〔戸籍法114条による戸籍訂正許可の申立てが却下された事例〕
東京高平23.1.24(決)
家裁月報64-3
裁判要旨
抗告人とその内妻との婚姻届について、抗告人又はその親族から2度に渡って不受理申出書が提出され、
抗告人が警察に対し、内妻らが婚姻届を偽造したなどとして告訴状を提出したが、
上記不受理申出書はいずれも受理されず、上記婚姻届に沿った戸籍の記載がされたなどの判示の事情の下では、
戸籍の記載自体又は届出書自体から本件婚姻届出の無効が明らかであるとは認められず、
戸籍訂正の結果が抗告人及びその内妻の身分関係に重大な影響を及ぼすおそれがない場合にあたらないことは明らかであって、
上記婚姻届に基づく戸籍の記載の訂正(抹消)につき、戸籍法114条による戸籍訂正の手続きによることは許されない。

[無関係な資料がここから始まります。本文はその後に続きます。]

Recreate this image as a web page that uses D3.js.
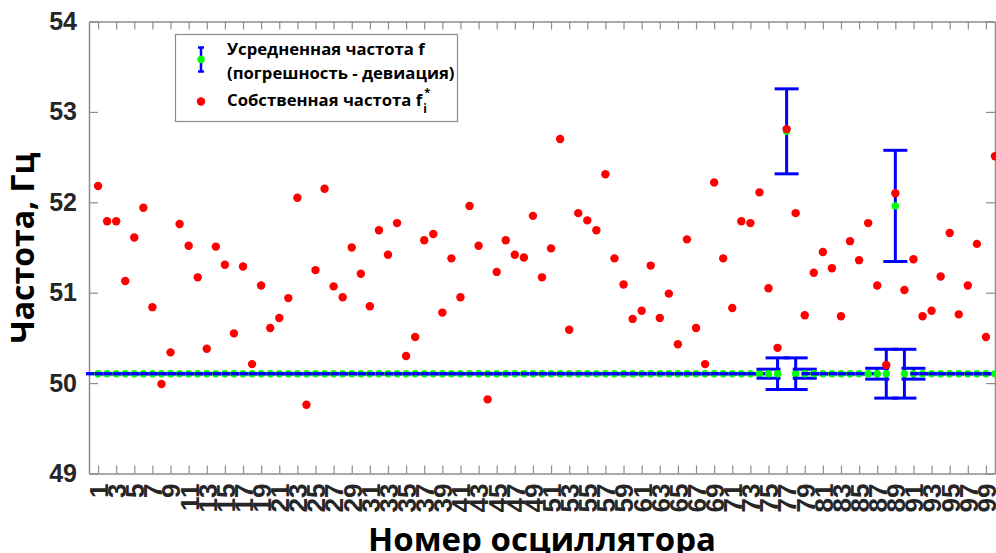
<!DOCTYPE html>
<html><head><meta charset="utf-8">
<script src="https://cdn.jsdelivr.net/npm/d3@7"></script>
<style>
html,body{margin:0;padding:0;background:#fff;overflow:hidden}
svg{display:block}
</style></head>
<body>
<svg id="chart" width="996" height="553"></svg>
<script>
// ---- data ----
const oscillators = d3.range(1, 101);
const ownFreq = [52.18,51.79,51.79,51.13,51.61,51.94,50.84,49.99,50.34,51.76,
51.52,51.17,50.38,51.51,51.31,50.55,51.29,50.21,51.08,50.61,
50.72,50.94,52.05,49.76,51.25,52.15,51.07,50.95,51.50,51.21,
50.85,51.69,51.42,51.77,50.30,50.51,51.58,51.65,50.78,51.38,
50.95,51.96,51.52,49.82,51.23,51.58,51.42,51.39,51.85,51.17,
51.49,52.70,50.59,51.88,51.80,51.69,52.31,51.38,51.09,50.71,
50.80,51.30,50.72,50.99,50.43,51.59,50.61,50.21,52.22,51.38,
50.83,51.79,51.77,52.11,51.05,50.39,52.81,51.88,50.75,51.22,
51.45,51.27,50.74,51.57,51.36,51.77,51.08,50.20,52.10,51.03,
51.37,50.74,50.80,51.18,51.66,50.76,51.08,51.54,50.51,52.51];
const meanFreq = [50.104,50.104,50.104,50.104,50.104,50.104,50.104,50.104,50.104,50.104,
50.104,50.104,50.104,50.104,50.104,50.104,50.104,50.104,50.104,50.104,
50.104,50.104,50.104,50.104,50.104,50.104,50.104,50.104,50.104,50.104,
50.104,50.104,50.104,50.104,50.104,50.104,50.104,50.104,50.104,50.104,
50.104,50.104,50.104,50.104,50.104,50.104,50.104,50.104,50.104,50.104,
50.104,50.104,50.104,50.104,50.104,50.104,50.104,50.104,50.104,50.104,
50.104,50.104,50.104,50.104,50.104,50.104,50.104,50.104,50.104,50.104,
50.104,50.104,50.104,50.104,50.104,50.104,52.785,50.104,50.104,50.104,
50.104,50.104,50.104,50.104,50.104,50.104,50.104,50.104,51.96,50.104,
50.104,50.104,50.104,50.104,50.104,50.104,50.104,50.104,50.104,50.104];
const deviation = [0,0,0,0,0,0,0,0,0,0,
0,0,0,0,0,0,0,0,0,0,
0,0,0,0,0,0,0,0,0,0,
0,0,0,0,0,0,0,0,0,0,
0,0,0,0,0,0,0,0,0,0,
0,0,0,0,0,0,0,0,0,0,
0,0,0,0,0,0,0,0,0,0,
0,0,0,0,0.05,0.175,0.47,0.175,0.05,0,
0,0,0,0,0,0,0.06,0.27,0.615,0.27,
0.06,0,0,0,0,0,0,0,0,0];
const xTickValues = [1,3,5,7,9,11,13,15,17,19,21,23,25,27,29,31,33,35,37,39,41,43,45,47,49,
51,53,55,57,59,61,63,65,67,69,71,73,75,77,79,81,83,85,87,89,91,93,95,97,99];
const yTickValues = [49,50,51,52,53,54];
const xTitle = "Номер осциллятора";
const yTitle = "Частота, Гц";
const legendMean = ["Усредненная частота f", "(погрешность - девиация)"];
const legendOwn = "Собственная частота f";

// ---- layout ----
const svg = d3.select("#chart");
const L = 89, R = 995, T = 21.5, B = 473.5;
const x = d3.scaleLinear().domain([0, 100]).range([L, R]);
const y = d3.scaleLinear().domain([49, 54]).range([B, T]);
const axisColor = "#8c8c8c";
const tickFont = "'Liberation Sans', Arial, sans-serif";
const titleFont = "'Open Sans', 'Noto Sans', sans-serif";

// axes box with inward ticks
const gx = svg.append("g").attr("transform", `translate(0,${B})`)
  .call(d3.axisBottom(x).tickValues(xTickValues).tickSizeInner(-8).tickSizeOuter(0).tickFormat(d => d));
gx.selectAll(".tick text").attr("transform", "rotate(-90)")
  .attr("x", -10).attr("y", 0).attr("dy", "0.36em")
  .style("text-anchor", "end")
  .style("font", `bold 26px ${tickFont}`).attr("fill", "#262626");
const gxt = svg.append("g").attr("transform", `translate(0,${T})`)
  .call(d3.axisTop(x).tickValues(xTickValues).tickSizeInner(-8).tickSizeOuter(0).tickFormat(""));
const gy = svg.append("g").attr("transform", `translate(${L},0)`)
  .call(d3.axisLeft(y).tickValues(yTickValues).tickSizeInner(-9).tickSizeOuter(0).tickPadding(12).tickFormat(d => d));
gy.selectAll(".tick text").style("font", `bold 25px ${tickFont}`).attr("fill", "#262626");
const gyr = svg.append("g").attr("transform", `translate(${R},0)`)
  .call(d3.axisRight(y).tickValues(yTickValues).tickSizeInner(-9).tickSizeOuter(0).tickFormat(""));
[gx, gxt, gy, gyr].forEach(g => {
  g.select(".domain").attr("stroke", axisColor).attr("stroke-width", 1.5);
  g.selectAll(".tick line").attr("stroke", axisColor).attr("stroke-width", 1.2);
});

// error bars + green markers (per point, in order)
const cap = 12;
const grp = svg.append("g");
oscillators.forEach((o, i) => {
  const cx = x(o), m = meanFreq[i], d = deviation[i];
  const g = grp.append("g").attr("stroke", "#0000ff").attr("stroke-width", 3).attr("fill", "none");
  g.append("line").attr("x1", cx).attr("x2", cx).attr("y1", y(m + d)).attr("y2", y(m - d));
  g.append("line").attr("x1", cx - cap).attr("x2", cx + cap).attr("y1", y(m + d)).attr("y2", y(m + d));
  g.append("line").attr("x1", cx - cap).attr("x2", cx + cap).attr("y1", y(m - d)).attr("y2", y(m - d));
  grp.append("circle").attr("cx", cx).attr("cy", y(m)).attr("r", 3.7).attr("fill", "#00ff00");
});

// own frequency red dots
svg.append("g").selectAll("circle").data(oscillators).join("circle")
  .attr("cx", d => x(d)).attr("cy", (d, i) => y(ownFreq[i])).attr("r", 4.2).attr("fill", "#ff0000");

// titles
svg.append("text").attr("x", (L + R) / 2).attr("y", 551).attr("text-anchor", "middle")
  .style("font", `bold 33px ${titleFont}`).attr("fill", "#000").text(xTitle);
svg.append("text").attr("transform", `translate(34,248) rotate(-90)`).attr("text-anchor", "middle")
  .style("font", `bold 32px ${titleFont}`).attr("fill", "#000").text(yTitle);

// legend
const lg = svg.append("g");
lg.append("rect").attr("x", 175.5).attr("y", 34.5).attr("width", 282).attr("height", 87)
  .attr("fill", "#fff").attr("stroke", axisColor).attr("stroke-width", 1.2);
const ix = 201;
const lb = lg.append("g").attr("stroke", "#0000ff").attr("stroke-width", 2.5);
lb.append("line").attr("x1", ix).attr("x2", ix).attr("y1", 47.5).attr("y2", 71.5);
lb.append("line").attr("x1", ix - 3).attr("x2", ix + 3).attr("y1", 47.5).attr("y2", 47.5);
lb.append("line").attr("x1", ix - 3).attr("x2", ix + 3).attr("y1", 71.5).attr("y2", 71.5);
lg.append("circle").attr("cx", ix).attr("cy", 59.5).attr("r", 3.7).attr("fill", "#00ff00");
lg.append("circle").attr("cx", ix).attr("cy", 101.5).attr("r", 4.2).attr("fill", "#ff0000");
const lt = lg.append("g").style("font", `bold 16.7px ${titleFont}`).attr("fill", "#000");
lt.append("text").attr("x", 227).attr("y", 55).text(legendMean[0]);
lt.append("text").attr("x", 227).attr("y", 79).text(legendMean[1]);
const t3 = lt.append("text").attr("x", 227).attr("y", 106).text(legendOwn);
const bb = t3.node().getBBox();
lt.append("text").attr("x", bb.x + bb.width + 0.5).attr("y", 96).style("font-size", "11px").text("*");
lt.append("text").attr("x", bb.x + bb.width - 0.5).attr("y", 113).style("font-size", "12px").text("i");
</script>
</body></html>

抗告人とBは、平成22年当時、内縁関係にあったものである。
抗告人は、同月×日、発作により緊急入院し、同月×日、抗告人の二男であるCは、抗告人名義の婚姻届不受理申出書を代筆して作成し、区役所あて郵便により発送した。
前記不受理申出書は、同月×日区役所に到着したが、申出人である抗告人本人の出頭がなく、受理されることなく保留された。
抗告人は×日退院した。
同月×日、抗告人を夫、Bを妻とする婚姻届が区役所に提出されて受理された。
抗告人は、同年×月×日、婚姻届不受理申出書を提出した。
抗告人は、同年×月×日付で●●警察署に対し、B及び同人の娘であるDが共謀の上、抗告人名義の婚姻届出書を偽造した上、真正に成立したもののように装い提出して行使し、区役所職員をして戸籍に不実の記録をさせようとしたがその目的をとげなかったものとして、有印私文書偽造罪、偽造私文書行使罪、電磁的公正証書原本不実記録未遂罪の罪名により告訴状を提出した。
同年×月×日付及び同年×月×日付の婚姻届不受理申出書はいずれも受理されず、同年×月×日、抗告人の戸籍に、Bが妻として記載され、抗告人の身分事項、婚姻欄に婚姻の記載がされた。